SIBO is the New IBS – Small Intestinal Bacterial Overgrowth

SIBO stands for Small Intestinal Bacterial Overgrowth. It is a topic of tremendous interest in the gastrointestinal health sphere, and could be a factor or a cause of many of the conditions that were previously labeled as IBS.

We have trillions of bacteria living throughout our intestinal tract, most of which are concentrated in the large intestine (aka colon). However, risk factors such as low stomach acid, stress, grazing throughout the day, infections, and motility disorders allow these bacteria to migrate up into the small intestine, which is not designed to house these bacteria. Within the small intestine, foods are in the process of being broken down and absorbed. Because bacteria eat the same food we do, they thrive in this environment. As they consume food, they produce gas — producing symptoms of gas, bloating, and belching within an hour after eating. Furthermore, this buildup of gas can lead to either constipation or diarrhea. In serious cases, it can lead to nutritional deficiencies, sleep disturbance, and other symptoms.
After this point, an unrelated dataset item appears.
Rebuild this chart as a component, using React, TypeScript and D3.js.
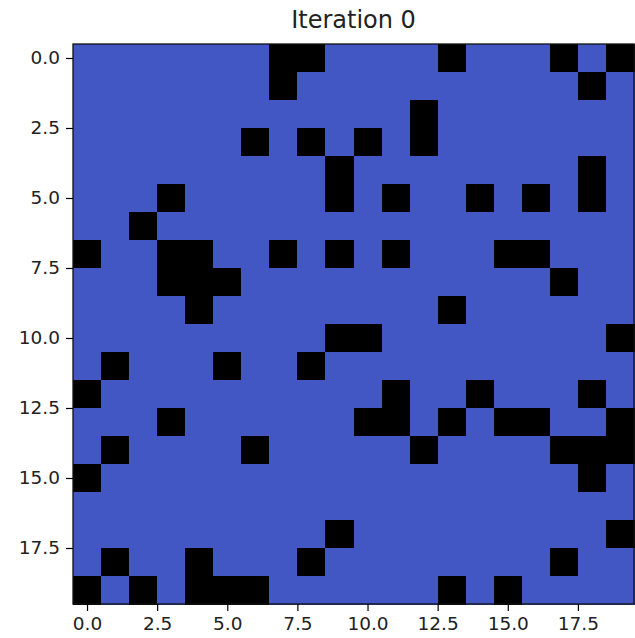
import React, { useRef, useEffect } from "react";
import { select, scaleLinear, scaleOrdinal, axisLeft, axisBottom, format } from "d3";

// alive (black) cells, listed by row: column indices
const aliveByRow: number[][] = [
  [7, 8, 13, 17, 19],
  [7, 18],
  [12],
  [6, 8, 10, 12],
  [9, 18],
  [3, 9, 11, 14, 16, 18],
  [2],
  [0, 3, 4, 7, 9, 11, 15, 16],
  [3, 4, 5, 17],
  [4, 13],
  [9, 10, 19],
  [1, 5, 8],
  [0, 11, 14, 18],
  [3, 10, 11, 13, 15, 16, 19],
  [1, 6, 12, 17, 18, 19],
  [0, 18],
  [],
  [9, 19],
  [1, 4, 8, 17],
  [0, 2, 4, 5, 6, 13, 15],
];
const gridSize = 20;
const tickValues = [0, 2.5, 5, 7.5, 10, 12.5, 15, 17.5];
const stateColors = ["#4256c4", "#000000"];
const title = "Iteration 0";

const W = 635;
const H = 638;
const left = 73;
const top = 44;
const right = 634;
const bottom = 604;

const App = () => {
  const svgRef = useRef<SVGSVGElement>(null);

  const cells: { r: number; c: number; v: number }[] = [];
  for (let r = 0; r < gridSize; r++) {
    for (let c = 0; c < gridSize; c++) {
      cells.push({ r, c, v: aliveByRow[r].includes(c) ? 1 : 0 });
    }
  }

  const xScale = scaleLinear().domain([-0.5, gridSize - 0.5]).range([left, right]);
  const yScale = scaleLinear().domain([-0.5, gridSize - 0.5]).range([top, bottom]);
  const color = scaleOrdinal<number, string>().domain([0, 1]).range(stateColors);

  useEffect(() => {
    const svg = select(svgRef.current);
    const fmt = format(".1f");
    const xAxis = axisBottom(xScale).tickValues(tickValues).tickFormat((d) => fmt(+d)).tickSizeOuter(0).tickSize(7).tickPadding(6);
    const yAxis = axisLeft(yScale).tickValues(tickValues).tickFormat((d) => fmt(+d)).tickSizeOuter(0).tickSize(7).tickPadding(6);
    svg.select<SVGGElement>(".x-axis").attr("transform", `translate(0,${bottom})`).call(xAxis);
    svg.select<SVGGElement>(".y-axis").attr("transform", `translate(${left},0)`).call(yAxis);
    svg.selectAll(".domain").remove();
    svg.selectAll(".tick text")
      .attr("font-family", "DejaVu Sans")
      .attr("font-size", 18.5)
      .attr("fill", "#222");
    svg.selectAll(".tick line").attr("stroke", "#000").attr("stroke-width", 1.2);
  }, []);

  return (
    <svg ref={svgRef} width={W} height={H} style={{ position: "absolute", left: 0, top: 0, background: "#fff" }}>
      <g shapeRendering="crispEdges">
        {cells.map((d) => (
          <rect
            key={`${d.r}-${d.c}`}
            x={xScale(d.c - 0.5)}
            y={yScale(d.r - 0.5)}
            width={xScale(d.c + 0.5) - xScale(d.c - 0.5) + 0.5}
            height={yScale(d.r + 0.5) - yScale(d.r - 0.5) + 0.5}
            fill={color(d.v)}
          />
        ))}
      </g>
      <rect x={left} y={top} width={right - left} height={bottom - top} fill="none" stroke="#111" strokeWidth={1.3} />
      <g className="x-axis" />
      <g className="y-axis" />
      <text x={(left + right) / 2} y={28} textAnchor="middle" fontFamily="DejaVu Sans" fontSize={24} fill="#222">
        {title}
      </text>
    </svg>
  );
};

export default App;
What do we now know about SIBO?

SIBO is confirmed with breath testing by seeing increased hydrogen or methane gas after the patient is given a sugar solution. IBS-D (diarrhea) tends to correlate with hydrogen producers, while IBS-C (constipation) tends to correlate with methane producers. New research is suggesting the following:

  1. It is believed that a large portion of hydrogen-producing SIBO may be triggered by a foodborne illness, with subsequent autoimmune attack on the neurons within the intestines. This attack leads to motility disturbance of the intestinal tract, allowing bacteria to start accumulating in the small intestine.
  2. Hydrogen producers tend to respond well to Xifaxin (the typical antibiotic given for SIBO), but will relapse if the underlying motility issue is not corrected. In some cases, Xifaxin is not enough to “kill” the bacteria and additional antibiotics or herbals need to be used concurrently.
  3. Prokinetics (aka motility agents) should be considered with every SIBO protocol.
  4. Methane producing SIBO tends to need a comprehensive approach, utilizing more than one antimicrobial to kill the methane producing bacteria.
  5. Lovastatin (a cholesterol medication) has been found to inhibit the production of methane, thus acting as a very helpful therapeutic in methane based SIBO, commonly characterized as IBS-C. There is a new drug that is currently being studied that removes the cholesterol lowering effects, and simply works on inhibiting methane production.